His transfer to Chelsea was a strange affair. Ken Bates, the then chairman, flew to Glasgow under an assumed name to trump a smaller offer from Celtic and clinched the deal by throwing in a Fridge — Les Fridge, a goalkeeper. Clarke, who prefers to make his decisions on instinct, signed without hesitation. “My wife almost fell off the chair when I phoned her and said I’d signed for Chelsea. She thought I was going to Celtic. We went to London the next day,” recalls Clarke. “Chelsea said I could return and start Monday, but I said, ‘No, I want to play Saturday’. Chelsea when I signed and Chelsea when I left, were like two different clubs. It had the same name, but it wasn’t the same club. I can’t say I’m surprised to have stayed south so long because I’ve never hankered to go back.”
While he wouldn’t rule out taking a managerial job in Scotland, a recent return to visit his parents in Saltcoats made him realise the alarming contrast between where he has ended up and where he started. “I went up about a month ago to watch St Mirren versus Dundee United,” says Clarke. “I’d never been to the new St Mirren Park so thought I’d take the chance with a weekend off. I was quite disappointed with the standard. I know it’s a difficult time for everyone, but it seems to be particularly bad in Scotland. I’m looking at the game for young players and don’t see too many that excite me.
“One or two have come out, [Steven] Fletcher at Burnley has done well, but it’s a very big transition now. Surely somebody somewhere will say, ‘Okay, enough’s enough, let’s find a way to improve the standard’. Maybe the SFA will stand up and say we haven’t got the same quantity so we have to look harder for the quality. There must be people within Scottish football looking to improve the situation. Is it to change the coaching structure at Largs? Is it time to freshen that up and encourage new faces, different people with different ideas? I just felt the game I saw was more disappointing than I thought it would be.
“Maybe it was a particuarly poor game, I don’t know. St Mirren are near the bottom, but Dundee United are third. They’ll say, ‘We won the game’, but I expected a little bit more from them. I’m not having a go, it’s just an honest assessment.”
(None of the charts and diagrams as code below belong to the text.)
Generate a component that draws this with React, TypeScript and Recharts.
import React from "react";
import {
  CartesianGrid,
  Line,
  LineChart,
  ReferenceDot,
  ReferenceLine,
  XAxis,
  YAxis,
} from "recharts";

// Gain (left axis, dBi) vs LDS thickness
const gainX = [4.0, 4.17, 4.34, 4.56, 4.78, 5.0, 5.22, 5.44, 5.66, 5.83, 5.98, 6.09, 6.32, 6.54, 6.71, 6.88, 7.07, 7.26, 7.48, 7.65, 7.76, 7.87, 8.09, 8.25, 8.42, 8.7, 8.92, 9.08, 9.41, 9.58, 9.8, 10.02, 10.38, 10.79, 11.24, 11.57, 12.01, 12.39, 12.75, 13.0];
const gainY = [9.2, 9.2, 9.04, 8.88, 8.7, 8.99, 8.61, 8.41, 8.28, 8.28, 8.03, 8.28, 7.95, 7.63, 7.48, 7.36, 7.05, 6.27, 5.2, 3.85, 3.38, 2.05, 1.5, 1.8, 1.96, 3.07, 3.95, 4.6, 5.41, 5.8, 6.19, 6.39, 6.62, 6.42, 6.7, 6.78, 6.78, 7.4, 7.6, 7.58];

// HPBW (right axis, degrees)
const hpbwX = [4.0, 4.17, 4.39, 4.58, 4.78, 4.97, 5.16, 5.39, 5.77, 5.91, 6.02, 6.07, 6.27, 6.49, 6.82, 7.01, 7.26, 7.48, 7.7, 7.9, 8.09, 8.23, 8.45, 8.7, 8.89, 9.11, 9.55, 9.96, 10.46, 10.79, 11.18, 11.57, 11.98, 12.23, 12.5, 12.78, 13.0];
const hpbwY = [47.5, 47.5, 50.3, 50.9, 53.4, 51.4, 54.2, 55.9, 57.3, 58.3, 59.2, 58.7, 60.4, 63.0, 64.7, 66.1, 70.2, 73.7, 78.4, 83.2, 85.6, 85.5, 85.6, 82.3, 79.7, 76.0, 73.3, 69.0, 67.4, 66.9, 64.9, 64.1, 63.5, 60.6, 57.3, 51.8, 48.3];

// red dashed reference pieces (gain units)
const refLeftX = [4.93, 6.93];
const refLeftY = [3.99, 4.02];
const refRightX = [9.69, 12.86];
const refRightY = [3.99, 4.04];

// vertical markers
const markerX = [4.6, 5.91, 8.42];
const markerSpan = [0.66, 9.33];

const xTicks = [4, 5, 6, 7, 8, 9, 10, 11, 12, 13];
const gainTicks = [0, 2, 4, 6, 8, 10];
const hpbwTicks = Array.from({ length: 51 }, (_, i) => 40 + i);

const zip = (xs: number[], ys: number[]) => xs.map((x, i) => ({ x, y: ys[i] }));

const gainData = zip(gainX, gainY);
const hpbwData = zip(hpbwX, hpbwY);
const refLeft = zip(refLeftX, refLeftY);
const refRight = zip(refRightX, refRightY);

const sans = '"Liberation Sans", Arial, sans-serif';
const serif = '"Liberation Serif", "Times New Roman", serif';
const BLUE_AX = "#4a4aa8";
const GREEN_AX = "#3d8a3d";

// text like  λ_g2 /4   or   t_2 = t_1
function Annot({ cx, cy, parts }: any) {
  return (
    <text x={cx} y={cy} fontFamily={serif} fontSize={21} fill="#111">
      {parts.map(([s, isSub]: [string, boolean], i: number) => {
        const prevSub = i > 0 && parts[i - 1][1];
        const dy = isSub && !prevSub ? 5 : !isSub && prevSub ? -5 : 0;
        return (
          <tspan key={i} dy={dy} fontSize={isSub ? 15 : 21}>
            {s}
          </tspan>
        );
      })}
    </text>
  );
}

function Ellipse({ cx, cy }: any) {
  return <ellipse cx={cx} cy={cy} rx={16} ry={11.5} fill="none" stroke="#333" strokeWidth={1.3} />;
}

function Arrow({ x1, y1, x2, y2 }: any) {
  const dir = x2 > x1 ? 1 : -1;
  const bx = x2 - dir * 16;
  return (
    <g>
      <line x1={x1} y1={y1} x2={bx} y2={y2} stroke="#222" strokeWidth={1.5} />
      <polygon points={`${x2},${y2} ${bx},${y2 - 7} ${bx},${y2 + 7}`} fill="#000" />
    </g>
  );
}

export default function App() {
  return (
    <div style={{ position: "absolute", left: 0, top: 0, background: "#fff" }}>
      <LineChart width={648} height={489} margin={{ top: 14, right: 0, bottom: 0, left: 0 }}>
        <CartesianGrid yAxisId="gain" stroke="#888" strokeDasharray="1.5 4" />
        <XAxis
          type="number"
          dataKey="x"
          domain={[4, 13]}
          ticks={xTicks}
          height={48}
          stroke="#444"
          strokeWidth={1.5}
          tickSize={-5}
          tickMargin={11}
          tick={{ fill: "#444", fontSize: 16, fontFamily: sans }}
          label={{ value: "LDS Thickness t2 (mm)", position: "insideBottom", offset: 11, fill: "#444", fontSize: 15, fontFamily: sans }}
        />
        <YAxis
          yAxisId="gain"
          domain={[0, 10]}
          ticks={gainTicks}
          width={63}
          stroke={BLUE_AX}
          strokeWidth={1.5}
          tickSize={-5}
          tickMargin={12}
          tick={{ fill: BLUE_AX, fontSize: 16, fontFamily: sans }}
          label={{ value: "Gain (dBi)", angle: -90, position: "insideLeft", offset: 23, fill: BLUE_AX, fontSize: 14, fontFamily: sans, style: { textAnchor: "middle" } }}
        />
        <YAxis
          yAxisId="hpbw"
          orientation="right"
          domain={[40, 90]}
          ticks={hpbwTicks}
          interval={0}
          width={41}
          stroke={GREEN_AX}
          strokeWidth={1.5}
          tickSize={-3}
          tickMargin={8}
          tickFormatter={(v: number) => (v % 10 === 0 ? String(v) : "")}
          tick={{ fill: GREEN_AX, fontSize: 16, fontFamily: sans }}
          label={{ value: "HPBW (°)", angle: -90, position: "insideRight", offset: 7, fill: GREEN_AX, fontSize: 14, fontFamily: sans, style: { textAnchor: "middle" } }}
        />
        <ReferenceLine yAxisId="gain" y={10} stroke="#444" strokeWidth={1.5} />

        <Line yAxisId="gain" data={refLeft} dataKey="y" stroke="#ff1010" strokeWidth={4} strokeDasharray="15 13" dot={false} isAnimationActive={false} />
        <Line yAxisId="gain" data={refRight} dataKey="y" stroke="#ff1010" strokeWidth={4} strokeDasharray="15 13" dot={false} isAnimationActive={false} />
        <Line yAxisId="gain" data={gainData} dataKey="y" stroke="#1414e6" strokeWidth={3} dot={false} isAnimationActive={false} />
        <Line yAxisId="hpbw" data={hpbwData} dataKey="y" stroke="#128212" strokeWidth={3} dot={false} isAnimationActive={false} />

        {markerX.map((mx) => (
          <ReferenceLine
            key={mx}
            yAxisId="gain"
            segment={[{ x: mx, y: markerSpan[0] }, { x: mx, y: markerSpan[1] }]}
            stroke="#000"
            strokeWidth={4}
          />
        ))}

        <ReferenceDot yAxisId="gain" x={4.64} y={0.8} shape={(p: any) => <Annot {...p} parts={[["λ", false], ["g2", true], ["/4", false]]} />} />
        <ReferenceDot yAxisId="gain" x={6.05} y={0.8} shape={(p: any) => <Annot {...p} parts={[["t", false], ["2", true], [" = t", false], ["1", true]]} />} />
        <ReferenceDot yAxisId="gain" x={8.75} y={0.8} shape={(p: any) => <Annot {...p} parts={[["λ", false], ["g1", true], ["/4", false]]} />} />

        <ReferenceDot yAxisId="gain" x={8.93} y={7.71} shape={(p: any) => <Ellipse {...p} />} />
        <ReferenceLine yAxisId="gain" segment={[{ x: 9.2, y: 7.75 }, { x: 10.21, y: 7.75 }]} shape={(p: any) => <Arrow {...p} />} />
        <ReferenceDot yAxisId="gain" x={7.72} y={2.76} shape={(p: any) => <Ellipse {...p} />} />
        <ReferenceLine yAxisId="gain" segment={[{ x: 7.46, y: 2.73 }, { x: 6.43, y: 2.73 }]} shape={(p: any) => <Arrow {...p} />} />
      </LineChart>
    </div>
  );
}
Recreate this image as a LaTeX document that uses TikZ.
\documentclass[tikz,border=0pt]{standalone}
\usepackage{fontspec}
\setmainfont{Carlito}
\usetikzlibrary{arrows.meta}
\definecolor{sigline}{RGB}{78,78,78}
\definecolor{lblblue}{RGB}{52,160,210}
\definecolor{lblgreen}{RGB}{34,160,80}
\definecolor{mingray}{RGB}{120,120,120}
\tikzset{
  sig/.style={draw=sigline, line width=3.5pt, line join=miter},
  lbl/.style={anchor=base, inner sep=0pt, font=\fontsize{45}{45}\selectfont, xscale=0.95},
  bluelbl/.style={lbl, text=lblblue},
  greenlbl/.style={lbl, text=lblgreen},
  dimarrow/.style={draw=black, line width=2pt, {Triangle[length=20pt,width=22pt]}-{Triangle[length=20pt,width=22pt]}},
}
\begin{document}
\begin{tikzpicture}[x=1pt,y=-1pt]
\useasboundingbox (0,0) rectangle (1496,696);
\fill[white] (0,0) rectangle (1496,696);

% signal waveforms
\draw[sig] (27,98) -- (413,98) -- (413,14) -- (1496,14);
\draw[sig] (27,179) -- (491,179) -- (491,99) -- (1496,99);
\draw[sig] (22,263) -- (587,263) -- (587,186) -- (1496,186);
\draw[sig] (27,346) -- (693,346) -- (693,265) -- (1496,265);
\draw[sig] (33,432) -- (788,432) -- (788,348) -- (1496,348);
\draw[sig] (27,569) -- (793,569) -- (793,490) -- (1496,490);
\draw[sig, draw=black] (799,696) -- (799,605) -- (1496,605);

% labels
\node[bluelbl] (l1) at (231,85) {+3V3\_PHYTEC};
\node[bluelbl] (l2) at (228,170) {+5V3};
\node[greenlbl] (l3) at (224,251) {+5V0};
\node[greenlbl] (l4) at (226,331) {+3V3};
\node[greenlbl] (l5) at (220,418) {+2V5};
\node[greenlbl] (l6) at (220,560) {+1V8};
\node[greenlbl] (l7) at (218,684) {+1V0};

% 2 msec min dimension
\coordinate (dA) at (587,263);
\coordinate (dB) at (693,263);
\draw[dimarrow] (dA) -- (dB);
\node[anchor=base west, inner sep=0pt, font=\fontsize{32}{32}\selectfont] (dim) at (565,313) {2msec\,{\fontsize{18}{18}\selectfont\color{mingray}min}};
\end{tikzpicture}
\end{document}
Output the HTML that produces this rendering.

In reference to West Ham, Clarke jokingly puts fingers in his ears at the question of whether they are too good to go down. He doesn’t want to hear that. “Since we went to West Ham there’s been turmoil,” he says of his partnership with Zola. “About 10 days after we went in was the start of the downturn for the Icelandic banks. It’s been difficult, but in a strange way enjoyable. For Franco, it’s a job that looks difficult from the outside, but I can tell you from the inside it’s even more difficult. Our friendship is strong. We resolved at the start, ‘No matter what happens, the friendship is first and the professional relationship second’, and we’ve always respected that.”
Clarke’s rationale to being an assistant is to challenge the manager in private, but always to back him in public. He maintained that even when Gullit confounded him by dropping Alan Shearer at Newcastle. “Behind closed doors I quite like arguing,” smiles Clarke. “That’s my style as an assistant. If you have two people with the same ideas it doesn’t work.” Clarke’s single game as a manager was August 30, 1999. As caretaker at Newcastle he reintroduced Shearer and another deposed favourite, Rob Lee. Newcastle still lost. A 5-1 drubbing by Manchester United at Old Trafford. He has done more than enough to merit a second attempt somewhere soon.